# [SHORT PROBLEM]
Copy all lines below exactly as written. Leave pictures out.

# [DATA BLOCK]
** Begin **
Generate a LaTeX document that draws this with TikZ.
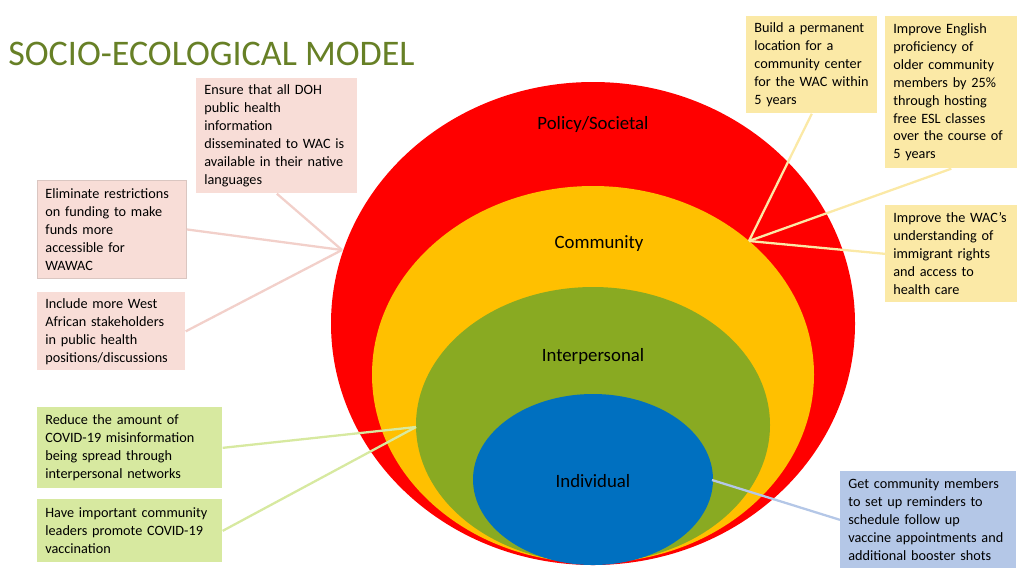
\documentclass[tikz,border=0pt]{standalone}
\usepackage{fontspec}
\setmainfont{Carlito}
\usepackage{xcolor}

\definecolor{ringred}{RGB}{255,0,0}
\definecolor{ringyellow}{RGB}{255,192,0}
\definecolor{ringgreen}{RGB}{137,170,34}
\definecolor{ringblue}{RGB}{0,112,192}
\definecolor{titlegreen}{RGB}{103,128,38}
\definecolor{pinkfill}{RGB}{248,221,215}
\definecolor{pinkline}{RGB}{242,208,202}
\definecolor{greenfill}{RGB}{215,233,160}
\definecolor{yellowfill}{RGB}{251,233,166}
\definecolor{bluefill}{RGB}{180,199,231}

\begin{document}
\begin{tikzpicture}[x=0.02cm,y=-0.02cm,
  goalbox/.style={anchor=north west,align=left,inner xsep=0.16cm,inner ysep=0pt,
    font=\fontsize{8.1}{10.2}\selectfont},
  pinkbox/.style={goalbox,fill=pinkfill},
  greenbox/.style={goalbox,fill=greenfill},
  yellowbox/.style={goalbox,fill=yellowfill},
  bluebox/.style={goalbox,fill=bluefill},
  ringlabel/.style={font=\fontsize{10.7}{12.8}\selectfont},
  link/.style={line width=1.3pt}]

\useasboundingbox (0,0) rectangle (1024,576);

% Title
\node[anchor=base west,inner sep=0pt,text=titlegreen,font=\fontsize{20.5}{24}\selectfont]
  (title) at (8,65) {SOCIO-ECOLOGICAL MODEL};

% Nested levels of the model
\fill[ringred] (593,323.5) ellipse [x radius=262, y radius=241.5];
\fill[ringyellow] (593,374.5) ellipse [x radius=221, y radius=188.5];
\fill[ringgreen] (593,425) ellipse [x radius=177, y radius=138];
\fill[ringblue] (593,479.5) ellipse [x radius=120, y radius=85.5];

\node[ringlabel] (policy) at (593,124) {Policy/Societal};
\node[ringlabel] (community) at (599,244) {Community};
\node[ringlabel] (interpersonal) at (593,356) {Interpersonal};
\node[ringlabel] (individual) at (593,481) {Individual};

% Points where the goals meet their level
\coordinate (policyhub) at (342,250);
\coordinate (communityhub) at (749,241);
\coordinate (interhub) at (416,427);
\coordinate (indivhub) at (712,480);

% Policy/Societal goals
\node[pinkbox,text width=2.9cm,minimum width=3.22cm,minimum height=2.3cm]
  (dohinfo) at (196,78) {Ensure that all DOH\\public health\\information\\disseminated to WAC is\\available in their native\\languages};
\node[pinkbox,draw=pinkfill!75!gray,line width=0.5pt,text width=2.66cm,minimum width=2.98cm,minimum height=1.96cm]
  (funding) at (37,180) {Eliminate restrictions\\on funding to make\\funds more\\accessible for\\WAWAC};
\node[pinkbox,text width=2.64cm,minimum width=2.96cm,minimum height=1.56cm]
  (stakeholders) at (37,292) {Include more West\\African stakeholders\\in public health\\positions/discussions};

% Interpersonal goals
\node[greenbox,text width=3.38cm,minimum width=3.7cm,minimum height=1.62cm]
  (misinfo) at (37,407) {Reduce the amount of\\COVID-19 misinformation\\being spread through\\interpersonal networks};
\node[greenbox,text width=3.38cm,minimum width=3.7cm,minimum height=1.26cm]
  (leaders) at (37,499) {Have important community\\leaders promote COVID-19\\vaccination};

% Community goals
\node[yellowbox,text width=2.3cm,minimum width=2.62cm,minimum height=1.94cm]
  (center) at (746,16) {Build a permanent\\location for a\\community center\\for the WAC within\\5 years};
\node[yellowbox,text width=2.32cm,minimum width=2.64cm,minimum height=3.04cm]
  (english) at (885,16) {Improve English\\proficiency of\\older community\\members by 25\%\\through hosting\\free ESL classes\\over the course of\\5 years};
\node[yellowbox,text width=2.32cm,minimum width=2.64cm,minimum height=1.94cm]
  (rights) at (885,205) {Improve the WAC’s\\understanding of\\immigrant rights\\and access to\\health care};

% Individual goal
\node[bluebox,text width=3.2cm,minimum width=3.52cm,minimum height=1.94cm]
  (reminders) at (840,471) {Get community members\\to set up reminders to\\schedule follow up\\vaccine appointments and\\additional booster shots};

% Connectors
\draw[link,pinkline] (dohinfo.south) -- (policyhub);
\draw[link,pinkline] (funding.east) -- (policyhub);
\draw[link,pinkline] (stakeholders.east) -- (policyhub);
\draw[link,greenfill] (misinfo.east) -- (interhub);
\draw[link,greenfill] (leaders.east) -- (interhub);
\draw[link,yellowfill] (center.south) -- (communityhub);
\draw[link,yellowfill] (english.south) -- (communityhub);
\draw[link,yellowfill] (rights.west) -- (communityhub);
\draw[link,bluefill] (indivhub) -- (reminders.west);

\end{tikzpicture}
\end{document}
** End **
# [PROBLEM SOLUTION]
Generate a LaTeX document that draws this with TikZ.
\documentclass[tikz,border=0pt]{standalone}
\usepackage{fontspec}
\setmainfont{Carlito}
\usepackage{xcolor}

\definecolor{ringred}{RGB}{255,0,0}
\definecolor{ringyellow}{RGB}{255,192,0}
\definecolor{ringgreen}{RGB}{137,170,34}
\definecolor{ringblue}{RGB}{0,112,192}
\definecolor{titlegreen}{RGB}{103,128,38}
\definecolor{pinkfill}{RGB}{248,221,215}
\definecolor{pinkline}{RGB}{242,208,202}
\definecolor{greenfill}{RGB}{215,233,160}
\definecolor{yellowfill}{RGB}{251,233,166}
\definecolor{bluefill}{RGB}{180,199,231}

\begin{document}
\begin{tikzpicture}[x=0.02cm,y=-0.02cm,
  goalbox/.style={anchor=north west,align=left,inner xsep=0.16cm,inner ysep=0pt,
    font=\fontsize{8.1}{10.2}\selectfont},
  pinkbox/.style={goalbox,fill=pinkfill},
  greenbox/.style={goalbox,fill=greenfill},
  yellowbox/.style={goalbox,fill=yellowfill},
  bluebox/.style={goalbox,fill=bluefill},
  ringlabel/.style={font=\fontsize{10.7}{12.8}\selectfont},
  link/.style={line width=1.3pt}]

\useasboundingbox (0,0) rectangle (1024,576);

% Title
\node[anchor=base west,inner sep=0pt,text=titlegreen,font=\fontsize{20.5}{24}\selectfont]
  (title) at (8,65) {SOCIO-ECOLOGICAL MODEL};

% Nested levels of the model
\fill[ringred] (593,323.5) ellipse [x radius=262, y radius=241.5];
\fill[ringyellow] (593,374.5) ellipse [x radius=221, y radius=188.5];
\fill[ringgreen] (593,425) ellipse [x radius=177, y radius=138];
\fill[ringblue] (593,479.5) ellipse [x radius=120, y radius=85.5];

\node[ringlabel] (policy) at (593,124) {Policy/Societal};
\node[ringlabel] (community) at (599,244) {Community};
\node[ringlabel] (interpersonal) at (593,356) {Interpersonal};
\node[ringlabel] (individual) at (593,481) {Individual};

% Points where the goals meet their level
\coordinate (policyhub) at (342,250);
\coordinate (communityhub) at (749,241);
\coordinate (interhub) at (416,427);
\coordinate (indivhub) at (712,480);

% Policy/Societal goals
\node[pinkbox,text width=2.9cm,minimum width=3.22cm,minimum height=2.3cm]
  (dohinfo) at (196,78) {Ensure that all DOH\\public health\\information\\disseminated to WAC is\\available in their native\\languages};
\node[pinkbox,draw=pinkfill!75!gray,line width=0.5pt,text width=2.66cm,minimum width=2.98cm,minimum height=1.96cm]
  (funding) at (37,180) {Eliminate restrictions\\on funding to make\\funds more\\accessible for\\WAWAC};
\node[pinkbox,text width=2.64cm,minimum width=2.96cm,minimum height=1.56cm]
  (stakeholders) at (37,292) {Include more West\\African stakeholders\\in public health\\positions/discussions};

% Interpersonal goals
\node[greenbox,text width=3.38cm,minimum width=3.7cm,minimum height=1.62cm]
  (misinfo) at (37,407) {Reduce the amount of\\COVID-19 misinformation\\being spread through\\interpersonal networks};
\node[greenbox,text width=3.38cm,minimum width=3.7cm,minimum height=1.26cm]
  (leaders) at (37,499) {Have important community\\leaders promote COVID-19\\vaccination};

% Community goals
\node[yellowbox,text width=2.3cm,minimum width=2.62cm,minimum height=1.94cm]
  (center) at (746,16) {Build a permanent\\location for a\\community center\\for the WAC within\\5 years};
\node[yellowbox,text width=2.32cm,minimum width=2.64cm,minimum height=3.04cm]
  (english) at (885,16) {Improve English\\proficiency of\\older community\\members by 25\%\\through hosting\\free ESL classes\\over the course of\\5 years};
\node[yellowbox,text width=2.32cm,minimum width=2.64cm,minimum height=1.94cm]
  (rights) at (885,205) {Improve the WAC’s\\understanding of\\immigrant rights\\and access to\\health care};

% Individual goal
\node[bluebox,text width=3.2cm,minimum width=3.52cm,minimum height=1.94cm]
  (reminders) at (840,471) {Get community members\\to set up reminders to\\schedule follow up\\vaccine appointments and\\additional booster shots};

% Connectors
\draw[link,pinkline] (dohinfo.south) -- (policyhub);
\draw[link,pinkline] (funding.east) -- (policyhub);
\draw[link,pinkline] (stakeholders.east) -- (policyhub);
\draw[link,greenfill] (misinfo.east) -- (interhub);
\draw[link,greenfill] (leaders.east) -- (interhub);
\draw[link,yellowfill] (center.south) -- (communityhub);
\draw[link,yellowfill] (english.south) -- (communityhub);
\draw[link,yellowfill] (rights.west) -- (communityhub);
\draw[link,bluefill] (indivhub) -- (reminders.west);

\end{tikzpicture}
\end{document}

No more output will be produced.